◆ GOAL:
Only the lines from the top of the listing below to the line that has "from matplotlib.lines import Line2D" should be echoed, with both ends kept and pictures left out.

◆ DATA EXCERPTS:
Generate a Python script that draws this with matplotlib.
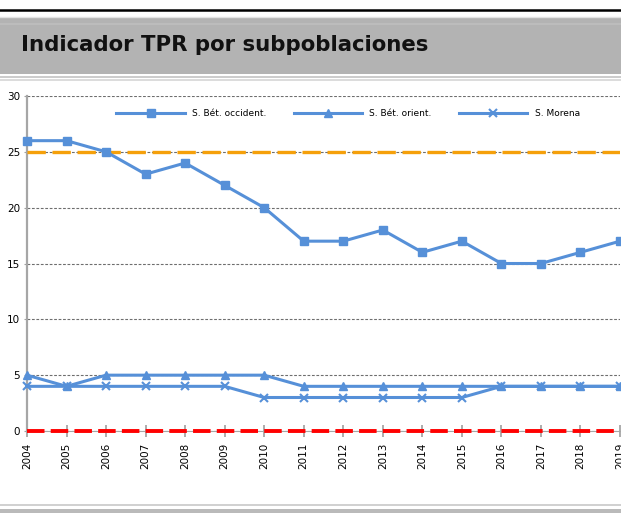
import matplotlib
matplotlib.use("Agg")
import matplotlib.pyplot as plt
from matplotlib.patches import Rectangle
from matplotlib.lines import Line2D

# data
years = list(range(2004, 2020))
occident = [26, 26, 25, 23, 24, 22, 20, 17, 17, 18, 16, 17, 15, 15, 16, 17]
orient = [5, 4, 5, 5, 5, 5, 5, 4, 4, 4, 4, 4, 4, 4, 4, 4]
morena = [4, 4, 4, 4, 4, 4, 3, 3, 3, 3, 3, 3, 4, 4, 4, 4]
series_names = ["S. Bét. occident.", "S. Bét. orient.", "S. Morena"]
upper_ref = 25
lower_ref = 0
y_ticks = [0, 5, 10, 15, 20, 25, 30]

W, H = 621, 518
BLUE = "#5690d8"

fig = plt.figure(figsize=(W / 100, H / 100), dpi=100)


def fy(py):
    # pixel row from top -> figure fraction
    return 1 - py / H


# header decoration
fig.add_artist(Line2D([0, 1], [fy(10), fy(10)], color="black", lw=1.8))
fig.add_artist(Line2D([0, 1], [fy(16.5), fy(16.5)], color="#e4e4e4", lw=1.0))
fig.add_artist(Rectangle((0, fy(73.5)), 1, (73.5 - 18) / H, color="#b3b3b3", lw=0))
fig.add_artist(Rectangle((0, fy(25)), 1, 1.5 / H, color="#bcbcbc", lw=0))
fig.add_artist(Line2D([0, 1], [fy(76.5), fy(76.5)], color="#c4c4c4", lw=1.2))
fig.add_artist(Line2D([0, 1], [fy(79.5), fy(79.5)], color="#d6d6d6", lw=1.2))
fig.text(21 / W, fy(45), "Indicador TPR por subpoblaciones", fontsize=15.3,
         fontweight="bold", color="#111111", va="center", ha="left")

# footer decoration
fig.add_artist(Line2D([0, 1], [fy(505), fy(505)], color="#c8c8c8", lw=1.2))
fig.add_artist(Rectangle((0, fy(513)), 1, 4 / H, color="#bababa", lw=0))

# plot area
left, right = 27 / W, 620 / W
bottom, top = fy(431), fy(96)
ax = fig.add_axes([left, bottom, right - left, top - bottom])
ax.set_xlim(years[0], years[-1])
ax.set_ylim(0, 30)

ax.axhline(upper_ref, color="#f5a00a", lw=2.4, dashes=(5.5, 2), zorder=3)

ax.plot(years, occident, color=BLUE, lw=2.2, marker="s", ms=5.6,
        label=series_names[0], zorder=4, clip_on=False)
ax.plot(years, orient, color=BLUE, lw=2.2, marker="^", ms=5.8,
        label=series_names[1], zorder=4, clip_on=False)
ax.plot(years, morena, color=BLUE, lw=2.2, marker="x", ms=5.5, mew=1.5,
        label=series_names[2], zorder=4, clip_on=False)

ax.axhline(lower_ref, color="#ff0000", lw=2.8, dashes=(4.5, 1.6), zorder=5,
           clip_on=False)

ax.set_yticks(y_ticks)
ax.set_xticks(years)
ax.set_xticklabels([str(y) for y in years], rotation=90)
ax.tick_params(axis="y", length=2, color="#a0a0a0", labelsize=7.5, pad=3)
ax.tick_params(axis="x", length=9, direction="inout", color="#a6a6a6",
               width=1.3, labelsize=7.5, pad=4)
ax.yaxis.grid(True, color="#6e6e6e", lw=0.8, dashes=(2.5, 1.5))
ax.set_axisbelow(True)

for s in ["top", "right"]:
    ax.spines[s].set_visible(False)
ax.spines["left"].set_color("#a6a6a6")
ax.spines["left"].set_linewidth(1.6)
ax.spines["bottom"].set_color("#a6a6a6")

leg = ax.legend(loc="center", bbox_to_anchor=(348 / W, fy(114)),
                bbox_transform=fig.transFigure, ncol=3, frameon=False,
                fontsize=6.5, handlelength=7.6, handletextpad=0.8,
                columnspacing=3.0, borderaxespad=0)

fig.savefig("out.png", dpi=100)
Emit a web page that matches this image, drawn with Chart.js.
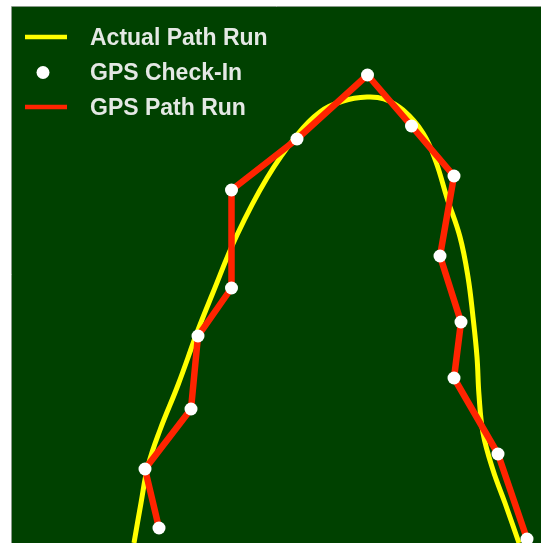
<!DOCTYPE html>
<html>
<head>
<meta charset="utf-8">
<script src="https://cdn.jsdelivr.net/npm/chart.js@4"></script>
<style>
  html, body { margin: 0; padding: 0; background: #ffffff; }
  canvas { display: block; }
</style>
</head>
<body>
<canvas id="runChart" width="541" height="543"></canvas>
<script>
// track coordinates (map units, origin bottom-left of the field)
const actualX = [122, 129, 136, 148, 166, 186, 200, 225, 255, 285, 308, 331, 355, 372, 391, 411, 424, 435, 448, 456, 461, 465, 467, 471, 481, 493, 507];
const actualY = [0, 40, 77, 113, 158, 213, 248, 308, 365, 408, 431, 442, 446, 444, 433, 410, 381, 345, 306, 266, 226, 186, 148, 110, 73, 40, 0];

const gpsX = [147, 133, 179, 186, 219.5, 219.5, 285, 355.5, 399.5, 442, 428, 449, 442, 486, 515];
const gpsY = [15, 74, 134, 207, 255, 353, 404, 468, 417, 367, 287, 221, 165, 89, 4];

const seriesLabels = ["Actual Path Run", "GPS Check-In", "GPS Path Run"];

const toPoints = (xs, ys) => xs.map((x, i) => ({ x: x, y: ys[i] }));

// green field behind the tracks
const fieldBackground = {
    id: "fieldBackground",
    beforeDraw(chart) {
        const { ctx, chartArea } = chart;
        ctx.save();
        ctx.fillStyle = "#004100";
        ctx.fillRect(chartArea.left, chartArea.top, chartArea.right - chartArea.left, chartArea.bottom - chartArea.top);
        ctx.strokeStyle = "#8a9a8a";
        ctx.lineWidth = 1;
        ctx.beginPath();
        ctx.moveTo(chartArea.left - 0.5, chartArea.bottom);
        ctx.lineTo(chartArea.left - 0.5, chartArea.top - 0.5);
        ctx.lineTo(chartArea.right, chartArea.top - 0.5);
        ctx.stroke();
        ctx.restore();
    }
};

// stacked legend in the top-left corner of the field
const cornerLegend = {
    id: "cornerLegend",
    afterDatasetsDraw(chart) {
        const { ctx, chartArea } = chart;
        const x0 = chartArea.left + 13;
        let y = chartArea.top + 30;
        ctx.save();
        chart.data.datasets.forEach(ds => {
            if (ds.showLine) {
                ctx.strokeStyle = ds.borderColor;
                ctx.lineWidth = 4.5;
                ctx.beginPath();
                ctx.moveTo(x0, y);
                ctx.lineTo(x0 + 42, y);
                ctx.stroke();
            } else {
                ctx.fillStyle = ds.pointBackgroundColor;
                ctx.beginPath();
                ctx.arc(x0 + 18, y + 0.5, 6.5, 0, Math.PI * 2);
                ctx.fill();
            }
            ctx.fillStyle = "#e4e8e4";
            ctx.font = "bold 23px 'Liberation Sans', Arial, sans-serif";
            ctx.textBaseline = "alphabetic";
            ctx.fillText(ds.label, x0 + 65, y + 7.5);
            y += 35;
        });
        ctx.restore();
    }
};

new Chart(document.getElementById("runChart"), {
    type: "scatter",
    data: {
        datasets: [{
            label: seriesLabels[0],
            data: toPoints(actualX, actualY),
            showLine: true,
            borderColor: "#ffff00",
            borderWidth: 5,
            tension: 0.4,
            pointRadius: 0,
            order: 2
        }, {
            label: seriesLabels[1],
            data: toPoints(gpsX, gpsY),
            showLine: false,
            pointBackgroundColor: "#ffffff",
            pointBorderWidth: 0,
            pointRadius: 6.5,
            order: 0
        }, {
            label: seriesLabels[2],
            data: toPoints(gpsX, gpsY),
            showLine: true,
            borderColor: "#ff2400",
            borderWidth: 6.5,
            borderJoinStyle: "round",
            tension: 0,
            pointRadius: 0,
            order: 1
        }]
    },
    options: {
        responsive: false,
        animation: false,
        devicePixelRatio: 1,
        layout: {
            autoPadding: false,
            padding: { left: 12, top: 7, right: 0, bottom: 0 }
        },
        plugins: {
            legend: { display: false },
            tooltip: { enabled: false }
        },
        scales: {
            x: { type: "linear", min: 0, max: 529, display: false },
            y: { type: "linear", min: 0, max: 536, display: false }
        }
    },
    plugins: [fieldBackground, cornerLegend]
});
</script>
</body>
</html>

◆ RESULT:
Generate a Python script that draws this with matplotlib.
import matplotlib
matplotlib.use("Agg")
import matplotlib.pyplot as plt
from matplotlib.patches import Rectangle
from matplotlib.lines import Line2D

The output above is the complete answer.